Take the lines from the beginning of the data below through the line holding "Serif', 'Times New" and return exactly those.

Data excerpt |
.....

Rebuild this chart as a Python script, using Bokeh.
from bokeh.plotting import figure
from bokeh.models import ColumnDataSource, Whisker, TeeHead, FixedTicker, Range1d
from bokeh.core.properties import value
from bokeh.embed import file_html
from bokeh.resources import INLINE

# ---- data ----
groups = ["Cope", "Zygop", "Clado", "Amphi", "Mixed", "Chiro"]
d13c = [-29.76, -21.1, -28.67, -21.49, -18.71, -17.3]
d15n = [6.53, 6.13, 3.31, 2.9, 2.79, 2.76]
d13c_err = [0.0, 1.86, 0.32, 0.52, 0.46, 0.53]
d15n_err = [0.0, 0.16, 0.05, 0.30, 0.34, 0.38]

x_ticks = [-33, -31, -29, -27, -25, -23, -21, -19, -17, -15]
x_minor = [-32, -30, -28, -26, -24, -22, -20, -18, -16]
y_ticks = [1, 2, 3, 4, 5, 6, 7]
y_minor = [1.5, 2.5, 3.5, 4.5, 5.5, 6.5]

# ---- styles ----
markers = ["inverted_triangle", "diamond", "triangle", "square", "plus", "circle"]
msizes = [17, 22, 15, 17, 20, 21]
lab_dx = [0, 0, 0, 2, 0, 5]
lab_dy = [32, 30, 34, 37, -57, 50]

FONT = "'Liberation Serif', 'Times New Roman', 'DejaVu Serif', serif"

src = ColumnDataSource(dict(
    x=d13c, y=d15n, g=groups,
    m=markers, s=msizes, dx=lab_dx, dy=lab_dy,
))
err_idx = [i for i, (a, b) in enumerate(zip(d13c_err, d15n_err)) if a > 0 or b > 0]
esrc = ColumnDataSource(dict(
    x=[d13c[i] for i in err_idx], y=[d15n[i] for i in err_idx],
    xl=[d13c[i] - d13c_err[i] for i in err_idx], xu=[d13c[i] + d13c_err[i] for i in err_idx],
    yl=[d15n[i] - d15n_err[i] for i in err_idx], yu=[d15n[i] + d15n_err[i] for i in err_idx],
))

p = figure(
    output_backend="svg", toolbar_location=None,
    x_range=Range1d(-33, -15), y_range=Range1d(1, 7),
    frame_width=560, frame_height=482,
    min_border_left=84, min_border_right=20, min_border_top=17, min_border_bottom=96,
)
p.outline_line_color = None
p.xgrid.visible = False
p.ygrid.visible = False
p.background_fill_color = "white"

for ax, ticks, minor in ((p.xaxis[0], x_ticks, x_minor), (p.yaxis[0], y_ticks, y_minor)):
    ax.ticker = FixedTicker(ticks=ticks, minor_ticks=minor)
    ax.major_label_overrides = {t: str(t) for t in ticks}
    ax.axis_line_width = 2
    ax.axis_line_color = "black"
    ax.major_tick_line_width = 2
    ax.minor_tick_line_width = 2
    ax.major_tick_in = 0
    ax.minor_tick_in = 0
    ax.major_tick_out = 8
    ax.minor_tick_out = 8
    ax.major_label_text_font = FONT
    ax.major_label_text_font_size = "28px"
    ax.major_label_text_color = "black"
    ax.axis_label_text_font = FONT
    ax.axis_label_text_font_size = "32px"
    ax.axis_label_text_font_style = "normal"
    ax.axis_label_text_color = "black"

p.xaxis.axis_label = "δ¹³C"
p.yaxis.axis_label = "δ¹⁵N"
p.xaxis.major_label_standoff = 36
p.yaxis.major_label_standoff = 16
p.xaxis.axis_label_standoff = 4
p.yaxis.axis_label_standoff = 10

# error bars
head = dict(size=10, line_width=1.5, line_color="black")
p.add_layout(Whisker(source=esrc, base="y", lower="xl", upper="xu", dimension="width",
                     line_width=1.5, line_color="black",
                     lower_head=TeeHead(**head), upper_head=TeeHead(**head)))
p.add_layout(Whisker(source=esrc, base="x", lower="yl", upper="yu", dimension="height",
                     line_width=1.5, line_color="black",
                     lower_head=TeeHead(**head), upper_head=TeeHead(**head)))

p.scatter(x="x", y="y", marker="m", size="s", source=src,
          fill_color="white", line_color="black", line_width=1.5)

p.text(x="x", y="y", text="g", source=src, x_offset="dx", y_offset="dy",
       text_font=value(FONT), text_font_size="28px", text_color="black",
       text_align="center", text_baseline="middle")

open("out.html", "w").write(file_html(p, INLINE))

.....

Written answer |
Rebuild this chart as a Python script, using Bokeh.
from bokeh.plotting import figure
from bokeh.models import ColumnDataSource, Whisker, TeeHead, FixedTicker, Range1d
from bokeh.core.properties import value
from bokeh.embed import file_html
from bokeh.resources import INLINE

# ---- data ----
groups = ["Cope", "Zygop", "Clado", "Amphi", "Mixed", "Chiro"]
d13c = [-29.76, -21.1, -28.67, -21.49, -18.71, -17.3]
d15n = [6.53, 6.13, 3.31, 2.9, 2.79, 2.76]
d13c_err = [0.0, 1.86, 0.32, 0.52, 0.46, 0.53]
d15n_err = [0.0, 0.16, 0.05, 0.30, 0.34, 0.38]

x_ticks = [-33, -31, -29, -27, -25, -23, -21, -19, -17, -15]
x_minor = [-32, -30, -28, -26, -24, -22, -20, -18, -16]
y_ticks = [1, 2, 3, 4, 5, 6, 7]
y_minor = [1.5, 2.5, 3.5, 4.5, 5.5, 6.5]

# ---- styles ----
markers = ["inverted_triangle", "diamond", "triangle", "square", "plus", "circle"]
msizes = [17, 22, 15, 17, 20, 21]
lab_dx = [0, 0, 0, 2, 0, 5]
lab_dy = [32, 30, 34, 37, -57, 50]

FONT = "'Liberation Serif', 'Times New Roman', 'DejaVu Serif', serif"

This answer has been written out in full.